P. Carlos Cardó SJ
En aquel tiempo, Jesús dijo a sus discípulos: "Cuando venga el Paráclito, que yo les enviaré a ustedes de parte del Padre, el Espíritu de la verdad que procede del Padre, él dará testimonio de mí y ustedes también darán testimonio, pues desde el principio han estado conmigo. Les he hablado de estas cosas para que su fe no tropiece. Los expulsarán de las sinagogas y hasta llegará un tiempo cuando el que les dé muerte creerá dar culto a Dios. Esto lo harán, porque no nos han conocido ni al Padre ni a mí. Les he hablado de estas cosas para que, cuando llegue la hora de su cumplimiento, recuerden que ya se lo había predicho yo".
Jesús se va y promete el Espíritu. Se le llama “Consolador”, es
decir, el que está con el solo. Y “Defensor” o “Abogado” porque está junto a
quien comparece ante un juicio, para ayudarle en su defensa. Tiene cierta
equivalencia con el Ruah del Antiguo
Testamento, que es viento, fuerza, y
designa ante todo el poder y energía de Dios, que crea, sostiene, inspira y
conduce todo.
Por lo que dice Jesús, es para nosotros el Espíritu de la verdad
que procede de Dios, y que es Dios, no un concepto, ni una fórmula, sino el ser
mismo divino que ha dado existencia a todo y conduce la historia a su plenitud.
Lo reconocemos en la fuerza interior que infunde dinamismo al mundo, empuja
para que todo crezca y se multiplique la vida, alienta todo el despliegue
histórico hacia la justicia y la unidad. Es el Espíritu que, respetando nuestra
libertad, nos mueve en dirección del amor, y nos hace ser más nosotros mismos,
es decir, imágenes de Dios, hijos o hijas suyos queridos.
Cristo permanece en su Iglesia de manera personal y efectiva por
el Espíritu Santo que envía sobre los que creen en Él. Por eso dice a sus
discípulos antes de partir que no los dejará solos sino que volverá con ellos, y
por el Espíritu establecerá una comunión de amor con Él, con su Padre y con
todos.
Creer en el Espíritu Santo es asumir con responsabilidad la
corriente de la historia hacia la que Él sopla y empuja. No ir en esa dirección
o desinteresarse de ella es pecar contra el
Espíritu. Y no creer en el Espíritu es, en definitiva, apagar la
esperanza, lo que nuestra humanidad más
necesita.
Después de prometer su Espíritu y su apoyo constante, Jesús advierte
a los suyos que pasarán por pruebas, incomprensiones y persecuciones, pero no
deben perder la fe: que no se
escandalicen. El primer escándalo lo sufrirán con la crucifixión, pues
verán a su Maestro como un fracasado.

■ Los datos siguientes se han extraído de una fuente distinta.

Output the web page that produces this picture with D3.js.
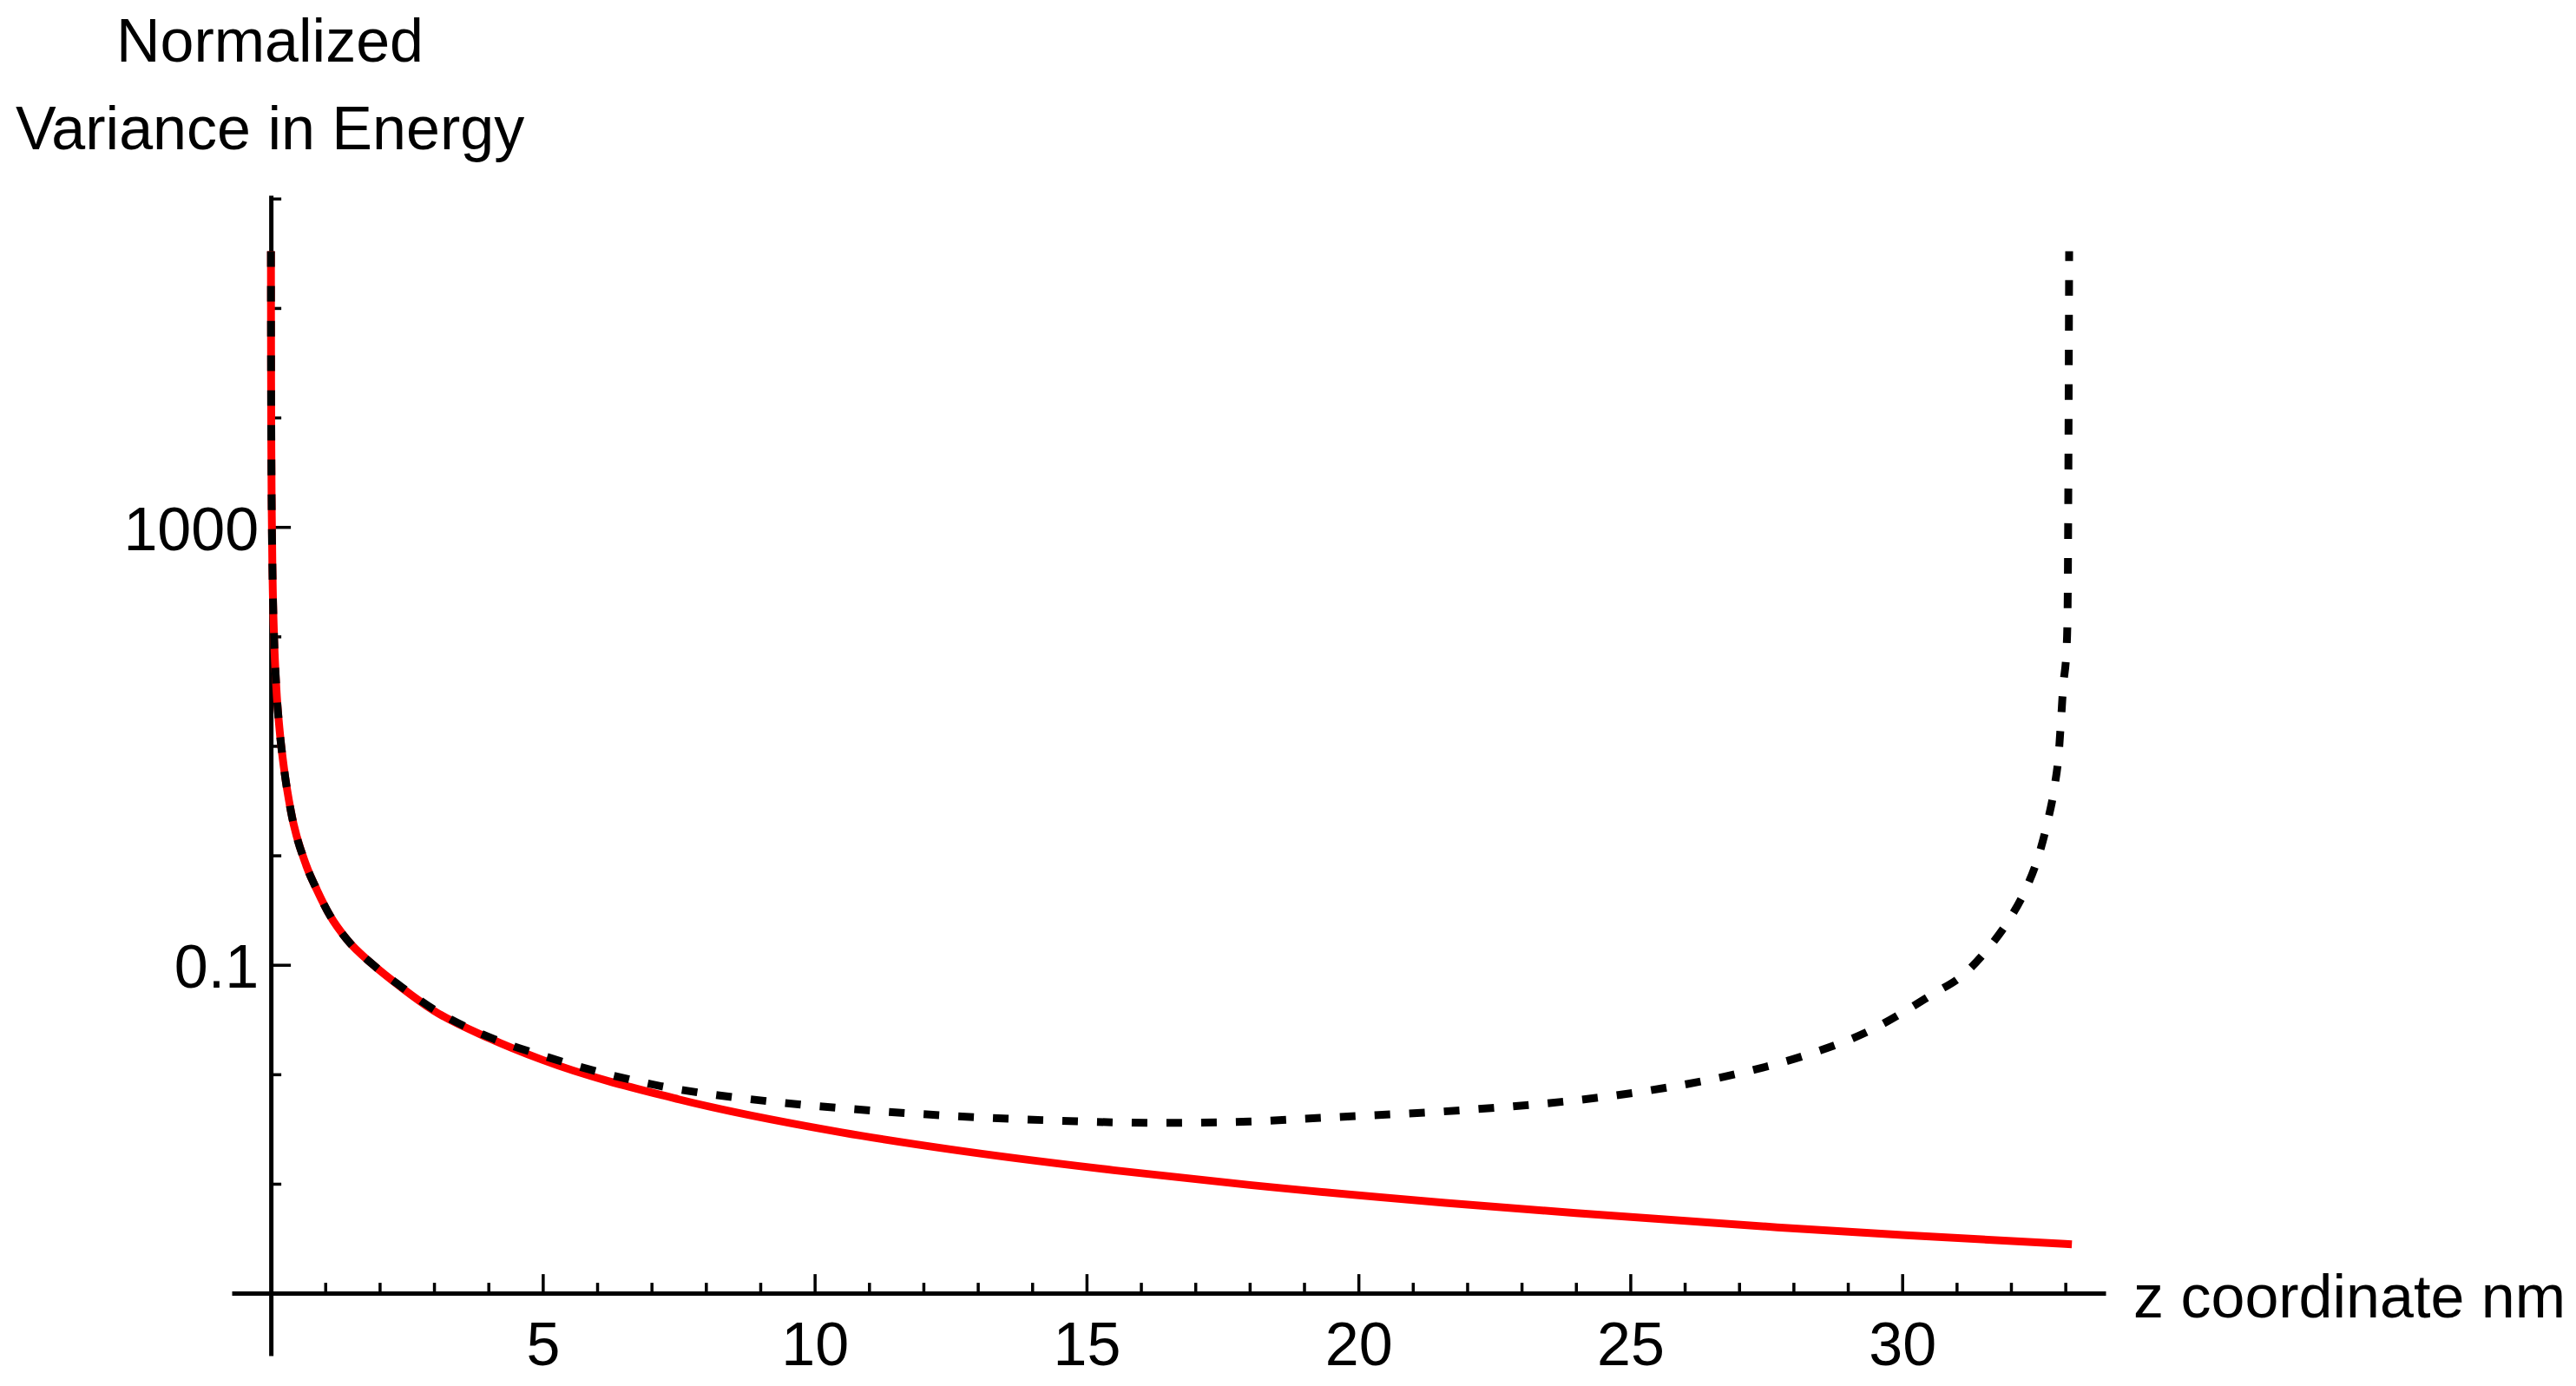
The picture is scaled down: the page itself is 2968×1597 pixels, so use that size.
<!DOCTYPE html>
<html>
<head>
<meta charset="utf-8">
<script src="https://cdn.jsdelivr.net/npm/d3@7"></script>
<style>
  body { margin: 0; background: #fff; }
  svg { display: block; }
  text { font-family: "Liberation Sans", Arial, sans-serif; fill: #000; }
</style>
</head>
<body>
<svg id="chart"></svg>
<script>
// z coordinate (nm) and normalized variance
const zRed = [0.001, 0.002, 0.004, 0.008, 0.015, 0.03, 0.06, 0.1, 0.16, 0.24, 0.37, 0.65,
    0.85, 1.09, 1.4, 1.88, 2.4, 3, 4, 5, 7.5, 10.5, 12.5, 15.5, 18, 21.6, 24, 27.7, 30, 33.12]
const varRed = [3.3e5, 8.3e4, 2.1e4, 5.2e3, 1.5e3, 370, 93, 34, 14, 6.3, 2.5, 0.81,
    0.48, 0.28, 0.17, 0.10, 0.062, 0.038, 0.0215, 0.0135, 0.0059, 0.00294, 0.00206, 0.00133,
    0.000975, 0.00067, 0.00054, 0.0004, 0.00034, 0.00028]

const zDot = [0.001, 0.002, 0.004, 0.008, 0.015, 0.03, 0.06, 0.1, 0.16, 0.24, 0.37, 0.65,
    0.85, 1.09, 1.4, 1.88, 2.4, 3, 4.1, 5, 6.9, 9.4, 10.5, 12.4, 14.3, 16.3, 18, 19.3, 21.9,
    24.5, 25.7, 27.0, 28.2, 29.4, 30.56, 31.12, 31.6, 31.97, 32.28, 32.51, 32.67, 32.8,
    32.88, 32.92, 32.96, 33.02, 33.04, 33.07]
const varDot = [3.3e5, 8.3e4, 2.1e4, 5.2e3, 1.5e3, 370, 93, 34, 14, 6.3, 2.5, 0.81,
    0.48, 0.28, 0.17, 0.10, 0.063, 0.039, 0.021, 0.0148, 0.0083, 0.0055, 0.0049, 0.0042,
    0.0038, 0.0036, 0.0037, 0.0040, 0.0047, 0.0062, 0.0076, 0.0102, 0.0148, 0.025, 0.054,
    0.081, 0.145, 0.26, 0.50, 1.0, 2.0, 4.2, 8.7, 17, 35, 74, 155, 3.3e5]

const xMajor = [5, 10, 15, 20, 25, 30]
const xMinor = d3.range(1, 34).filter(d => d % 5 !== 0)
const yMajor = [1000, 0.1]
const yMinor = [1e-4, 1e-3, 1e-2, 1, 10, 100, 1e4, 1e5, 1e6]

const xTitle = "z coordinate nm"
const yTitle = ["Normalized", "Variance in Energy"]

const width = 2968, height = 1597
const fontSize = 70

const svg = d3.select("#chart").attr("width", width).attr("height", height)

let x = d3.scaleLinear().domain([-0.72, 33.74]).range([267, 2426])
let y = d3.scaleLog().domain([Math.pow(10, -4.57), Math.pow(10, 6.03)]).range([1562, 225])

let x0 = x(0)
let yAxisPos = y(1e-4)

// x axis: minor ticks, then major ticks with labels
svg.append("g")
    .attr("transform", `translate(0, ${yAxisPos})`)
    .call(d3.axisBottom(x).tickValues(xMinor).tickSize(-12).tickSizeOuter(0).tickFormat(""))
    .call(g => g.select(".domain").remove())
    .call(g => g.selectAll("line").attr("stroke-width", 3.5))

svg.append("g")
    .attr("transform", `translate(0, ${yAxisPos})`)
    .call(d3.axisBottom(x).tickValues(xMajor).tickSize(-22).tickSizeOuter(0))
    .call(g => g.select(".domain").attr("stroke-width", 5))
    .call(g => g.selectAll("line").attr("stroke-width", 3.5))
    .call(g => g.selectAll("text")
        .attr("y", 83).attr("dy", 0)
        .style("font-size", fontSize + "px")
        .style("font-family", "'Liberation Sans', Arial, sans-serif"))

// y axis
svg.append("g")
    .attr("transform", `translate(${x0}, 0)`)
    .call(d3.axisLeft(y).tickValues(yMinor).tickSize(-12).tickSizeOuter(0).tickFormat(""))
    .call(g => g.select(".domain").remove())
    .call(g => g.selectAll("line").attr("stroke-width", 3.5))

svg.append("g")
    .attr("transform", `translate(${x0}, 0)`)
    .call(d3.axisLeft(y).tickValues(yMajor).tickSize(-23).tickSizeOuter(0).tickPadding(14)
        .tickFormat(d => d >= 1 ? d3.format("d")(d) : String(d)))
    .call(g => g.select(".domain").attr("stroke-width", 5))
    .call(g => g.selectAll("line").attr("stroke-width", 3.5))
    .call(g => g.selectAll("text")
        .attr("dy", "0.37em")
        .style("font-size", fontSize + "px")
        .style("font-family", "'Liberation Sans', Arial, sans-serif"))

// curves
let line = d3.line()
    .x(d => x(d[0]))
    .y(d => y(d[1]))
    .curve(d3.curveMonotoneX)

svg.append("path")
    .datum(d3.zip(zRed, varRed))
    .attr("d", line)
    .attr("fill", "none")
    .attr("stroke", "#ff0000")
    .attr("stroke-width", 9)

svg.append("path")
    .datum(d3.zip(zDot, varDot))
    .attr("d", line)
    .attr("fill", "none")
    .attr("stroke", "#000")
    .attr("stroke-width", 9)
    .attr("stroke-dasharray", "18,22")

// titles
svg.append("text")
    .attr("x", 2458)
    .attr("y", 1518)
    .style("font-size", fontSize + "px")
    .text(xTitle)

svg.selectAll(".ytitle").data(yTitle).join("text")
    .attr("class", "ytitle")
    .attr("x", 311)
    .attr("y", (d, i) => 71 + i * 101)
    .attr("text-anchor", "middle")
    .style("font-size", fontSize + "px")
    .text(d => d)
</script>
</body>
</html>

Luego vendrán las consecuencias de
seguirlo.
La primera será que los expulsarán de la sinagoga. Fue
la experiencia dolorosa de la primitiva iglesia; sus miembros, casi todos judíos,
fueron excomulgados de la casa de oración, en la que los judíos, desde su
vuelta del exilio, se reunían fraternalmente y afirmaban su identidad de pueblo
escogido de Dios. Sufrieron persecuciones violentas por quienes se atribuían, para
ellos solos, el nombre de judíos. A ellos perteneció Saulo de Tarso y los
fariseos que quisieron dar muerte a los miembros de la secta de los cristianos,
comenzando por Esteban. A ellos se
refiere el evangelista San Juan cuando habla de “los judíos”.

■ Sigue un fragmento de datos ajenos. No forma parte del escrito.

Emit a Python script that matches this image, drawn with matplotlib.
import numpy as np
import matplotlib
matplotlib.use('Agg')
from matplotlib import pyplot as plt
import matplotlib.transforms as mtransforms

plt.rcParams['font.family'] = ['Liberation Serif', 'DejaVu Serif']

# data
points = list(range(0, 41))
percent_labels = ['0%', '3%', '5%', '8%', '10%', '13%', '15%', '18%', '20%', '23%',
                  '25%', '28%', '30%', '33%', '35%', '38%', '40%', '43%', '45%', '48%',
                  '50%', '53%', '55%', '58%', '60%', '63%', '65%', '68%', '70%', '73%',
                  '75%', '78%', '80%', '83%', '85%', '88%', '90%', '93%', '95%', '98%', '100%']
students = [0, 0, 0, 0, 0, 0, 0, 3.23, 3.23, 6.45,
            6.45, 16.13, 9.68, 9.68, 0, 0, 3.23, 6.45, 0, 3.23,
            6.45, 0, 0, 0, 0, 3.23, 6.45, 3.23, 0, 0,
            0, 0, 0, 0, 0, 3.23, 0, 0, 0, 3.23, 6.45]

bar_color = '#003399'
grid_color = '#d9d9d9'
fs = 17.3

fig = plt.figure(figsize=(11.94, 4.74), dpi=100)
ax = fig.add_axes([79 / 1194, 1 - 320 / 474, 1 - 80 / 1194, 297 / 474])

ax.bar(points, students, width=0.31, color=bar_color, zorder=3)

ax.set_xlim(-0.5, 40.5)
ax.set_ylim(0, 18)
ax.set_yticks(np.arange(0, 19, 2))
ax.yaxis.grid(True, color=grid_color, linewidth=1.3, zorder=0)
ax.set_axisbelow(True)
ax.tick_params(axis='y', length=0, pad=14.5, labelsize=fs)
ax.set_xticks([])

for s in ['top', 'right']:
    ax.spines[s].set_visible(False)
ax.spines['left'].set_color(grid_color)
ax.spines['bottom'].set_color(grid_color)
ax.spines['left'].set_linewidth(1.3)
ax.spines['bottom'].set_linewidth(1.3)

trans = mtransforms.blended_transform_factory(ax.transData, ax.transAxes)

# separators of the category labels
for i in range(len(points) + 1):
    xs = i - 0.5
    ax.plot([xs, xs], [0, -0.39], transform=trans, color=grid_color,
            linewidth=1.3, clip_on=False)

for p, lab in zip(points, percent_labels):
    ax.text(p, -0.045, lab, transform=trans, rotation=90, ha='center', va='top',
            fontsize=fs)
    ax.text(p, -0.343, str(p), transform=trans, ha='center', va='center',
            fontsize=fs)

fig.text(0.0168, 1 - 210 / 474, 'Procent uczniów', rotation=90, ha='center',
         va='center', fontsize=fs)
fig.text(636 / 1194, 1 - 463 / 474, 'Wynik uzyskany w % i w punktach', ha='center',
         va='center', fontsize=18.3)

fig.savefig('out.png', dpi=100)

A partir de entonces ha sido ininterrumpida la serie de
hostilidades y persecuciones que ha sufrido el cristianismo y los cristianos
por la razón de estado, por voluntad de los poderosos, por defensa del orden
establecido –casi siempre inicuo– y hasta en nombre de la moral y de Dios: Creerán
que honran a Dios. Pero la historia irá demostrando al mismo tiempo que
todo ha sido por honrar a dioses fabricados
según los intereses de los hombres.
Asimismo, en la base de todas las violencias religiosas –que son
las más aberrantes– está la pretensión absolutista de querer imponer una imagen
falseada del único Dios. Obran así porque
no han conocido, dice San Juan, al Dios revelado en Jesucristo como Padre
de todos, fuente y dador de vida, amor del que brota todo amor verdadero. La
ignorancia del amor de Dios que nos hace hijos, capaces de vivir como hermanos,
causa el mal y la violencia en el mundo.